Not that the game is ever difficult enough for these conceptual stumbles to be more than a fleeting irritation. Jumps are rather soft and floaty, and the engine errs on the safe side by giving you too much leeway to make large leaps. For large chunks of each level you're simply bouncing and climbing over needless obstacles because jumping is what the genre demands; gaming reduced to Pavlovian response, rather than creative engagement.

Enemies are equally lethargic. Provided the sometimes clunky collision detection doesn't interfere, you'll see off most threats simply by jumping somewhere in their vicinity. It's not that these basic elements are ever particularly bad, just that they feel like a generic obligation - all the expected platform clichés arrive on cue, while the level design never aspires to anything more than an excuse to keep you double-jumping to the next exit. By the end of the first gameworld, you'll likely be playing in a distracted stupor, with more lives and coins than you need.

All of which could be equally applied to the previous game. New to this version is the concept of Action Drawing. This takes place in dotted-line shapes where you can scribble directly on the screen to create platforms and other objects outside of the drawing tool. Some even include elementary physics, causing the drawn item to be tugged down by gravity rather than sticking in place.

There's potential here but, again, the design never really runs with the possibilities. Too often these boxes are just there, forcing you to draw a line to link two platforms but requiring little thought. The later examples, which could almost be called puzzles, fail to inspire because, by boxing off the area where you can draw, the solutions are hard to avoid. There's only so much mileage you can get from rudimentary see-saw physics problems, and Drawn to Life runs out of inspiration too soon.

Even using the provided character templates, the game still looks flat and bland.

In terms of longevity, the game offers a handful of sluggish multiplayer sports games (is it just me or does "rapo-ball" sound wrong?) and a slew of unlockables scattered around the levels in areas vaguely hidden just off the linear path. These items include stamps of facial features, body parts and colour palettes as well as complete character templates. Coupled with the pre-designed versions of every object you'll be asked to draw, it puts the game at cross purposes with itself - the bonus items that reward exploration serve only to help you avoid the very act of creation that the game is supposedly built around.

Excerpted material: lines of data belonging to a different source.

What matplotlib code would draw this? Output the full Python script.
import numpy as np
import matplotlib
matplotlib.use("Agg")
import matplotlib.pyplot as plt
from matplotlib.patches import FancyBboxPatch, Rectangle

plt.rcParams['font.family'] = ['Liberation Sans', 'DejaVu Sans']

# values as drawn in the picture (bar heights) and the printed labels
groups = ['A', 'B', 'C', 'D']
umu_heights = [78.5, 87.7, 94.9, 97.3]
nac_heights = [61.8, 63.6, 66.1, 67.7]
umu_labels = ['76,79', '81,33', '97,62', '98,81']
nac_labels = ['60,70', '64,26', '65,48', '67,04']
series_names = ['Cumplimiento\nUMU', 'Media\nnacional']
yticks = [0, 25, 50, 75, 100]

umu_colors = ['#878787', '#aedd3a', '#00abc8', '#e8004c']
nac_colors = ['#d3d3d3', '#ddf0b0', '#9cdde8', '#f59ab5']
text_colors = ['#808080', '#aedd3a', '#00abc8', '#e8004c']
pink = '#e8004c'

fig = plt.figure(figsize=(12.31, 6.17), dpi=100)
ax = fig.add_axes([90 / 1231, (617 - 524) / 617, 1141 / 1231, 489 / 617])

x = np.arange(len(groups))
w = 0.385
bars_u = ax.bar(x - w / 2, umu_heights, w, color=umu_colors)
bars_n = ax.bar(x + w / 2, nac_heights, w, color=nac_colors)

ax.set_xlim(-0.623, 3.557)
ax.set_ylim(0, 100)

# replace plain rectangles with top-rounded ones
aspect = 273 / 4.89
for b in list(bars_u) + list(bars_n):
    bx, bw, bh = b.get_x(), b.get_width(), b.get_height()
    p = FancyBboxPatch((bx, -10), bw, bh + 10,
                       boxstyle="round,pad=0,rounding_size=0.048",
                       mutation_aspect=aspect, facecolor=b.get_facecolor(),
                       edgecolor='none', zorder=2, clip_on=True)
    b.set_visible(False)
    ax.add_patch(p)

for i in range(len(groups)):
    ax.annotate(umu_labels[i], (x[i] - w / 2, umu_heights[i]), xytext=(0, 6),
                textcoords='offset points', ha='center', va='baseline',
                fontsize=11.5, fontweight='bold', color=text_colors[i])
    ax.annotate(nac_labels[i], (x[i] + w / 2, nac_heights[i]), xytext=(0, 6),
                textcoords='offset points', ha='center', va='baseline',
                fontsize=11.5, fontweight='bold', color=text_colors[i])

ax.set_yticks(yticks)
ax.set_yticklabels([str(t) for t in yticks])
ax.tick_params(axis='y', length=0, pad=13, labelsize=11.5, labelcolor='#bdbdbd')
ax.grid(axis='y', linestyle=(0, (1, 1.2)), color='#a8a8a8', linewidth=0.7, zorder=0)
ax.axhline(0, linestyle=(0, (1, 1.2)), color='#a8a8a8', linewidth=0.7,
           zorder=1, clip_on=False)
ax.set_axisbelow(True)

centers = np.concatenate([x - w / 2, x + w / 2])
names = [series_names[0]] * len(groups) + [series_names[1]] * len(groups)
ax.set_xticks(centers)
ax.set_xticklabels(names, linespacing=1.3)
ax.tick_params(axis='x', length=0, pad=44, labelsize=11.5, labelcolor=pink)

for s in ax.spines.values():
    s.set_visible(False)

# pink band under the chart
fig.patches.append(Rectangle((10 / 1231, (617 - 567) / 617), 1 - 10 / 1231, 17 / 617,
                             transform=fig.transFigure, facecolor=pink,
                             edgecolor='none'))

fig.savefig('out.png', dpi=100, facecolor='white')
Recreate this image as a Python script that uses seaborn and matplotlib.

All of which sounds disastrous but, as with the first game, The Next Chapter's biggest crime is simply failing to fulfill its potential. There are no glaring technical problems, or insurmountable design cock-ups, just a rather dull platformer with a central creative gimmick that's too clumsy to be liberating, poorly incorporated into the action and often bizarrely sidelined by the game's structure. With games like LittleBigPlanet, Crayon Physics and Scribblenauts all exploring similar user-generated territory to varying degrees of success, Drawn to Life's continued inability to turn its absent-minded doodles into compelling gameplay makes it a sadly superfluous offering.